Ghostface Killah's Supreme Clientele (2000) is the Trout Mask Replica of rap—the work by which difficulty, impenetrability and the rewards of repeat listening are measured in its genre. Scrawled on paper sans beats during a trip to Benin, the bars alternate between cool threats and impenetrable modernist word thickets so deftly you might not even notice when one transitions into the other. It's one of the rare albums that would be just as good as a coffee-table book, though reading this stuff on paper would clarify zilch.

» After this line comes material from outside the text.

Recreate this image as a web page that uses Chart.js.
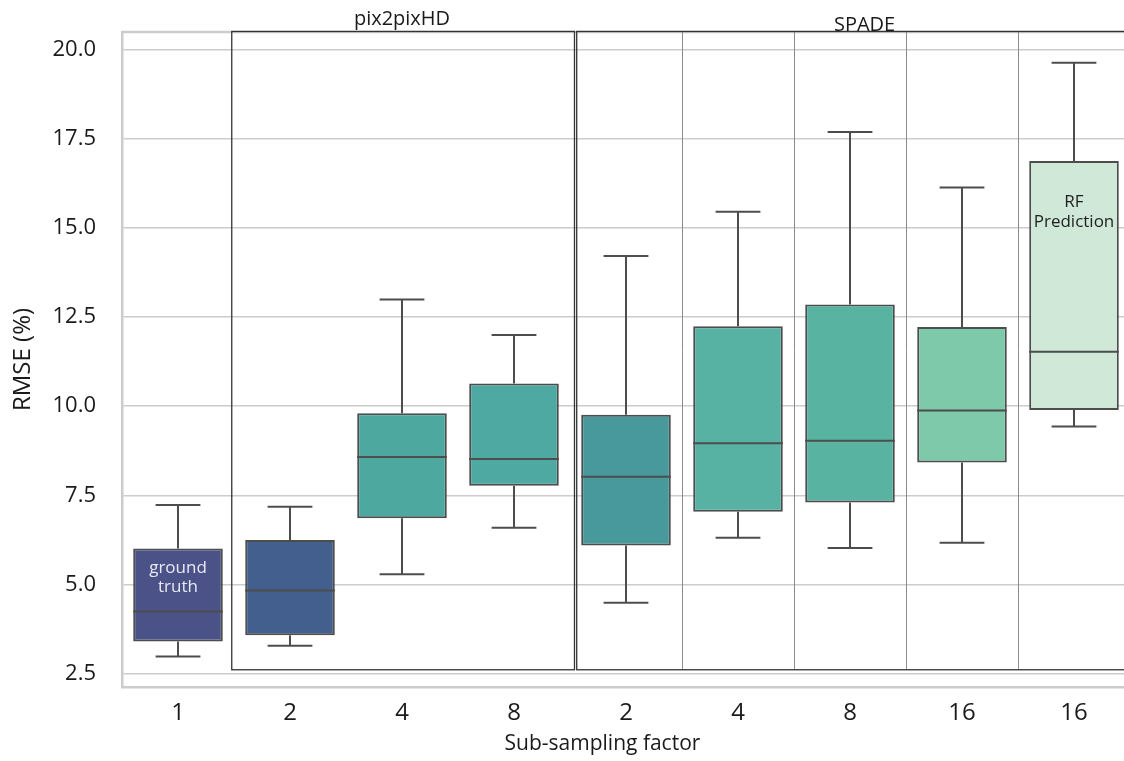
<!DOCTYPE html>
<html>
<head>
<meta charset="utf-8">
<script src="https://cdn.jsdelivr.net/npm/chart.js@4.4.1/dist/chart.umd.min.js"></script>
<style>
html,body{margin:0;padding:0;background:#fff;overflow:hidden;}
#wrap{width:1140px;height:761px;}
</style>
</head>
<body>
<div id="wrap"><canvas id="chart" width="1140" height="761"></canvas></div>
<script>
// box plot values (RMSE %)
var categories = ['1','2','4','8','2','4','8','16','16'];
var whisLow  = [2.98, 3.28, 5.29, 6.59, 4.49, 6.31, 6.02, 6.17, 9.43];
var q1       = [3.40, 3.58, 6.86, 7.77, 6.09, 7.04, 7.30, 8.42, 9.89];
var median   = [4.24, 4.83, 8.57, 8.52, 8.02, 8.96, 9.03, 9.88, 11.52];
var q3       = [6.01, 6.25, 9.80, 10.63, 9.76, 12.24, 12.85, 12.22, 16.87];
var whisHigh = [7.23, 7.18, 12.99, 11.99, 14.21, 15.45, 17.68, 16.13, 19.62];
var yTicks   = [2.5, 5.0, 7.5, 10.0, 12.5, 15.0, 17.5, 20.0];
var boxColors = ['#4a5288','#425f8e','#4da8a0','#4fa9a3','#47999c','#58b2a3','#59b3a1','#7ec9aa','#cfe8d7'];

var FONT = "'Open Sans', sans-serif";
var LINE = '#4d4d4d';

var boxData = q1.map(function(v,i){ return [v, q3[i]]; });

var boxPlugin = {
	id: 'boxExtras',
	beforeDatasetsDraw: function(chart){
		var ctx = chart.ctx, a = chart.chartArea, x = chart.scales.x, y = chart.scales.y;
		ctx.save();
		// top spine
		ctx.strokeStyle = '#cccccc'; ctx.lineWidth = 2.5;
		ctx.beginPath(); ctx.moveTo(a.left, a.top); ctx.lineTo(a.right, a.top); ctx.stroke();
		// SPADE separators
		ctx.strokeStyle = '#8c8c8c'; ctx.lineWidth = 1;
		[4.5, 5.5, 6.5, 7.5].forEach(function(v){
			var px = Math.round(x.getPixelForValue(v)) + 0.5;
			ctx.beginPath(); ctx.moveTo(px, y.getPixelForValue(20.5)); ctx.lineTo(px, y.getPixelForValue(2.61)); ctx.stroke();
		});
		// group frames
		ctx.strokeStyle = '#333333'; ctx.lineWidth = 1.3;
		[[0.48, 3.54], [3.56, 8.7]].forEach(function(g){
			var l = x.getPixelForValue(g[0]), r = x.getPixelForValue(g[1]);
			var t = y.getPixelForValue(20.5), b = y.getPixelForValue(2.61);
			ctx.strokeRect(l, t, r - l, b - t);
		});
		ctx.restore();
	},
	afterDatasetsDraw: function(chart){
		var ctx = chart.ctx, y = chart.scales.y, x = chart.scales.x;
		var meta = chart.getDatasetMeta(0);
		ctx.save();
		ctx.strokeStyle = LINE; ctx.lineWidth = 2;
		meta.data.forEach(function(bar, i){
			var cx = bar.x, hw = bar.width / 2, cap = bar.width / 4;
			var yLo = y.getPixelForValue(whisLow[i]), yQ1 = y.getPixelForValue(q1[i]);
			var yMed = y.getPixelForValue(median[i]), yQ3 = y.getPixelForValue(q3[i]);
			var yHi = y.getPixelForValue(whisHigh[i]);
			ctx.beginPath();
			ctx.moveTo(cx, yQ1); ctx.lineTo(cx, yLo);
			ctx.moveTo(cx - cap, yLo); ctx.lineTo(cx + cap, yLo);
			ctx.moveTo(cx, yQ3); ctx.lineTo(cx, yHi);
			ctx.moveTo(cx - cap, yHi); ctx.lineTo(cx + cap, yHi);
			ctx.moveTo(cx - hw, yMed); ctx.lineTo(cx + hw, yMed);
			ctx.stroke();
		});
		// texts
		ctx.textAlign = 'center';
		ctx.textBaseline = 'alphabetic';
		ctx.fillStyle = '#1a1a1a';
		ctx.font = '20px ' + FONT;
		ctx.fillText('pix2pixHD', x.getPixelForValue(2.0), y.getPixelForValue(20.68));
		ctx.fillText('SPADE', x.getPixelForValue(6.13), y.getPixelForValue(20.51));
		ctx.font = '21px ' + FONT;
		ctx.fillText('Sub-sampling factor', x.getPixelForValue(3.79), 750);
		ctx.textBaseline = 'middle';
		ctx.font = '17px ' + FONT;
		ctx.fillStyle = '#e8e9f2';
		ctx.fillText('ground', x.getPixelForValue(0), y.getPixelForValue(5.46));
		ctx.fillText('truth', x.getPixelForValue(0), y.getPixelForValue(4.93));
		ctx.fillStyle = '#1f1f1f';
		ctx.fillText('RF', x.getPixelForValue(8), y.getPixelForValue(15.72));
		ctx.fillText('Prediction', x.getPixelForValue(8), y.getPixelForValue(15.16));
		ctx.restore();
	}
};

var ctx = document.getElementById('chart').getContext('2d');
var myChart = new Chart(ctx, {
	type: 'bar',
	data: {
		labels: categories,
		datasets: [{
			data: boxData,
			backgroundColor: boxColors,
			borderColor: LINE,
			borderWidth: 2,
			borderSkipped: false,
			categoryPercentage: 0.8,
			barPercentage: 1.0
		}]
	},
	options: {
		responsive: false,
		animation: false,
		layout: {padding: {top: 32, right: 10, left: 0, bottom: 0}},
		plugins: {legend: {display: false}, tooltip: {enabled: false}},
		scales: {
			x: {
				grid: {display: false},
				border: {display: true, color: '#cccccc', width: 2.5},
				ticks: {color: '#1a1a1a', font: {family: FONT, size: 24}, padding: 4, maxRotation: 0},
				afterFit: function(s){ s.height = 74; }
			},
			y: {
				min: 2.127,
				max: 20.485,
				afterBuildTicks: function(s){ s.ticks = yTicks.map(function(v){ return {value: v}; }); },
				grid: {color: '#cccccc', lineWidth: 1.5, drawTicks: true, tickLength: 26, tickColor: 'rgba(0,0,0,0)'},
				border: {display: true, color: '#cccccc', width: 2.5},
				ticks: {color: '#1a1a1a', font: {family: FONT, size: 22}, padding: 0,
					callback: function(v){ return Number(v).toFixed(1); }},
				title: {display: true, text: 'RMSE (%)', color: '#1a1a1a', font: {family: FONT, size: 24}, padding: {top: 9, bottom: 0}},
				afterFit: function(s){ s.width = 122; }
			}
		}
	},
	plugins: [boxPlugin]
});
</script>
</body>
</html>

https://www.youtube.com/watch?v=j4z1AZI2sYg&list=PL55086AB3CE6BE133&ab_channel=damirtennis

Daniel Bromfield

Daniel Bromfield has written for Willamette Week since 2019 and has written for Pitchfork, Resident Advisor, 48 Hills, and Atlas Obscura. He also runs the Regional American Food (@RegionalUSFood) Twitter account highlighting obscure delicacies from across the United States.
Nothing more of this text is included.